* [What this task involves] In the material below, list every line carrying the string "with".

* [Data provided]
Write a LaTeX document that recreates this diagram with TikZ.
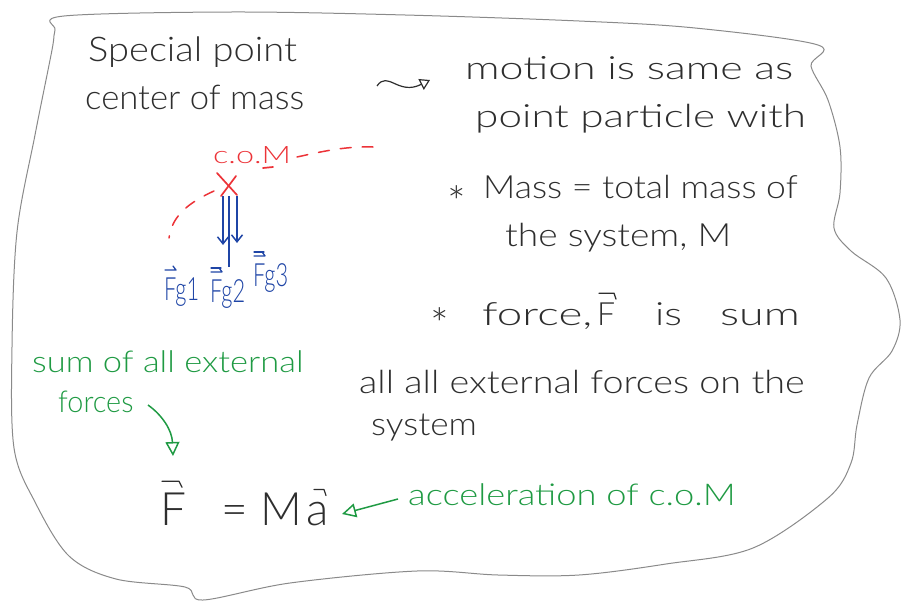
\documentclass[tikz,border=0pt]{standalone}
\usepackage{fontspec}
\setmainfont{Lato}[UprightFont={* Light}]
\usetikzlibrary{arrows.meta,calc}
\definecolor{ink}{HTML}{2E2E2E}
\definecolor{redink}{HTML}{EC3338}
\definecolor{blueink}{HTML}{1F45A6}
\definecolor{greenink}{HTML}{1F9A43}
\definecolor{pencil}{HTML}{8A8A8A}
\newcommand{\sx}[2]{\scalebox{#1}[1]{#2}}
\begin{document}
\begin{tikzpicture}[x=1pt,y=-1pt,
  lbl/.style={inner sep=0pt, anchor=base west, text=ink},
  big/.style={lbl, font=\fontsize{34}{38}\selectfont},
  mid/.style={lbl, font=\fontsize{32}{36}\selectfont},
  starsty/.style={lbl, font=\fontsize{44}{48}\selectfont},
  eqs/.style={lbl, font=\fontsize{46}{50}\selectfont},
  grn/.style={lbl, text=greenink, font=\fontsize{30}{34}\selectfont},
  blu/.style={lbl, text=blueink, font=\fontsize{32}{36}\selectfont},
  rdl/.style={lbl, text=redink, font=\fontsize{24}{28}\selectfont},
  reddash/.style={draw=redink, line width=1.5pt, line cap=round, dash pattern=on 11pt off 11pt},
  redx/.style={draw=redink, line width=1.7pt, line cap=round},
  bluearrow/.style={draw=blueink, line width=1.5pt, -{Straight Barb[length=7pt,width=11pt]}},
  blueline/.style={draw=blueink, line width=1.5pt},
  hookink/.style={draw=ink, line width=1.2pt, line cap=round, line join=round},
  hookblue/.style={draw=blueink, line width=1.3pt, line cap=round, line join=round},
  greenarrow/.style={draw=greenink, line width=1.5pt, -{Triangle[open,length=14pt,width=14pt,line width=1.5pt]}},
  inkarrow/.style={draw=ink, line width=1.2pt, -{Triangle[open,length=10pt,width=12pt]}},
  frame/.style={draw=pencil, line width=1pt}]
\useasboundingbox (0,0) rectangle (903,602);
% pencil border
\draw[frame] plot[smooth cycle, tension=0.55] coordinates {
 (55,30) (64,16) (232,12) (405,15) (579,21) (695,28) (818,45) (811,66) (828,100)
 (840,147) (840,193) (834,228) (851,251) (886,278) (900,320) (892,351) (869,378)
 (857,425) (851,463) (828,498) (753,548) (666,564) (579,575) (498,575) (417,571)
 (290,583) (203,600) (185,587) (116,579) (69,556) (35,502) (14,448) (12,347)
 (17,232) (35,135) (52,50)};
% black texts
\node[big] (special) at (88,62) {\sx{1.12}{Special point}};
\node[big] (center) at (85,110) {\sx{1.02}{center of mass}};
\node[mid] (motion) at (465,80) {\sx{1.34}{motion is same as}};
\node[mid] (pointp) at (475,128) {\sx{1.32}{point particle with}};
\node[starsty] (star1) at (447,218) {*};
\node[mid] (mass) at (483,198) {\sx{1.11}{Mass = total mass of}};
\node[mid] (system) at (505,246) {\sx{1.16}{the system, M}};
\node[starsty] (star2) at (430,340) {*};
\node[mid] (force) at (482,325) {\sx{1.43}{force,}};
\node[mid] (forceF) at (597,325) {F};
\node[mid] (is) at (655,325) {\sx{1.3}{is}};
\node[mid] (sum) at (720,325) {\sx{1.4}{sum}};
\node[mid] (allall) at (359,393) {\sx{1.18}{all all external forces on the}};
\node[mid] (systemb) at (371,435) {\sx{1.1}{system}};
% equation
\node[eqs] (eqF) at (160,525) {F};
\node[eqs] (eqM) at (221,525) {= M};
\node[eqs] (eqa) at (306,525) {a};
\draw[hookink] ($(forceF.north west)+(2,-9)$) -- ++(15,0) -- ++(2,6);
\draw[hookink] ($(eqF.north west)+(2,-11)$) -- ++(17,0) -- ++(3,6);
\draw[hookink] ($(eqa.north west)+(8,-12)$) -- ++(10,0) -- ++(2,6);
% tilde arrow
\coordinate (tl) at (377,86);
\coordinate (tr) at (430,80);
\draw[inkarrow] (tl) .. controls (388,70) and (398,96) .. (tr);
% green
\node[grn] (sumof) at (32,372) {\sx{1.15}{sum of all external}};
\node[grn] (forces) at (58,412) {\sx{0.96}{forces}};
\node[grn] (accel) at (408,505) {\sx{1.21}{acceleration of c.o.M}};
\coordinate (gf1) at (148,405);
\coordinate (gf2) at (173,456);
\draw[greenarrow] (gf1) .. controls (162,415) and (172,430) .. (gf2);
\coordinate (ga1) at (398,499);
\coordinate (ga2) at (342,514);
\draw[greenarrow] (ga1) -- (ga2);
% red centre of mass
\node[rdl] (comlbl) at (213,163) {\sx{1.35}{c.o.M}};
\coordinate (com) at (228,186);
\draw[redx] ($(com)+(-11,-13)$) -- ($(com)+(9,9)$);
\draw[redx] ($(com)+(8,-10)$) -- ($(com)+(-7,10)$);
\coordinate (d1) at (297,157);
\coordinate (d2) at (373,147);
\draw[reddash] (d1) .. controls (320,152) and (345,146) .. (d2);
\coordinate (d3) at (214,191);
\coordinate (d4) at (169,238);
\draw[reddash] (d3) .. controls (190,202) and (172,215) .. (d4);
\draw[redx] (263,168) -- (273,167);
% blue forces
\coordinate (b1s) at (223,196);
\coordinate (b1e) at (223,245);
\coordinate (b2s) at (229,196);
\coordinate (b2e) at (229,267);
\coordinate (b3s) at (237,196);
\coordinate (b3e) at (237,243);
\draw[bluearrow] (b1s) -- (b1e);
\draw[blueline] (b2s) -- (b2e);
\draw[bluearrow] (b3s) -- (b3e);
\node[blu] (fg1) at (164,300) {\sx{0.68}{Fg1}};
\node[blu] (fg2) at (210,302) {\sx{0.68}{Fg2}};
\node[blu] (fg3) at (253,286) {\sx{0.68}{Fg3}};
\draw[hookblue] ($(fg1.north west)+(1,-7)$) -- ++(11,0) -- ++(-3,-4);
\draw[hookblue] ($(fg2.north west)+(1,-7)$) -- ++(11,0) -- ++(-3,-4);
\draw[hookblue] ($(fg2.north west)+(1,-11)$) -- ++(10,0);
\draw[hookblue] ($(fg3.north west)+(1,-7)$) -- ++(11,0) -- ++(-3,-4);
\draw[hookblue] ($(fg3.north west)+(1,-11)$) -- ++(10,0);
\end{tikzpicture}
\end{document}
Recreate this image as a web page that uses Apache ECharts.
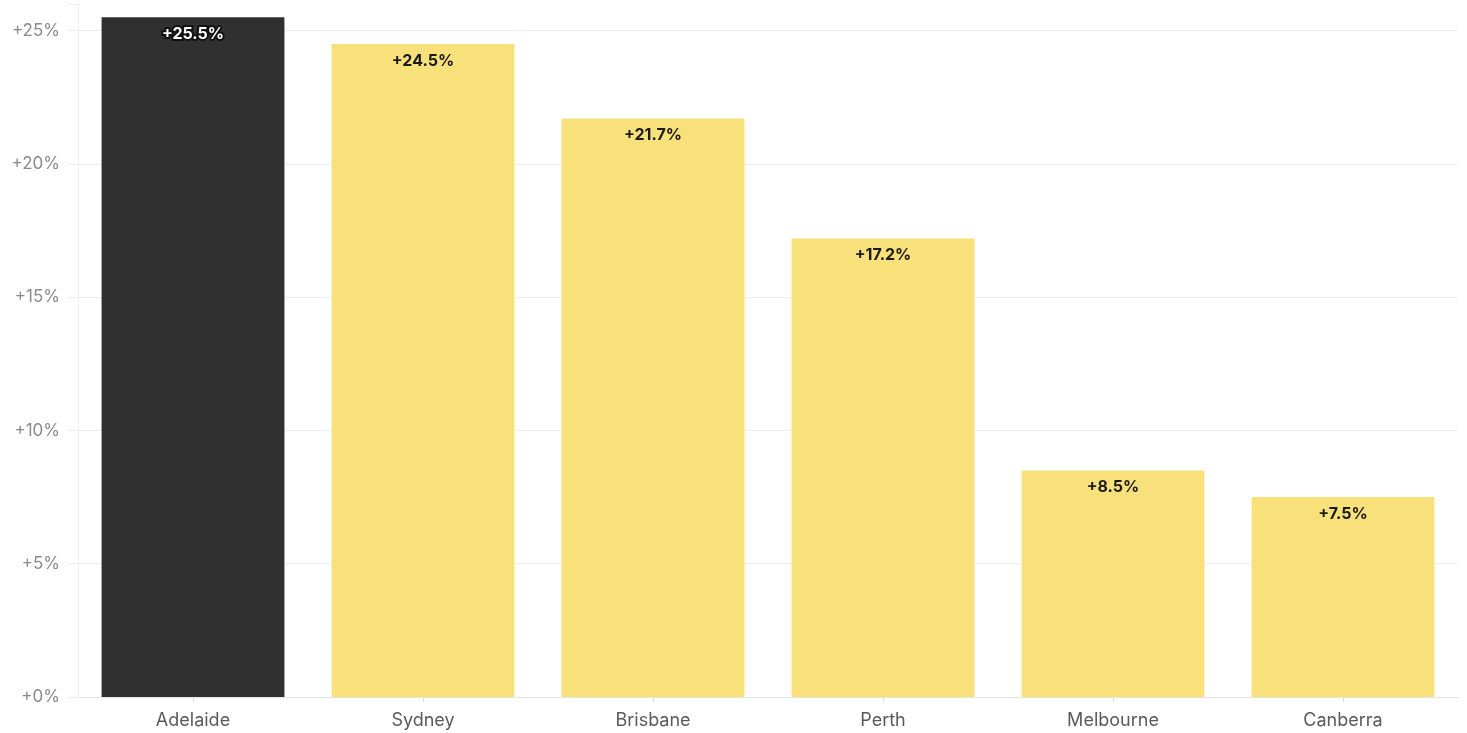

* [Answer to this task]
Write a LaTeX document that recreates this diagram with TikZ.
\node[mid] (pointp) at (475,128) {\sx{1.32}{point particle with}};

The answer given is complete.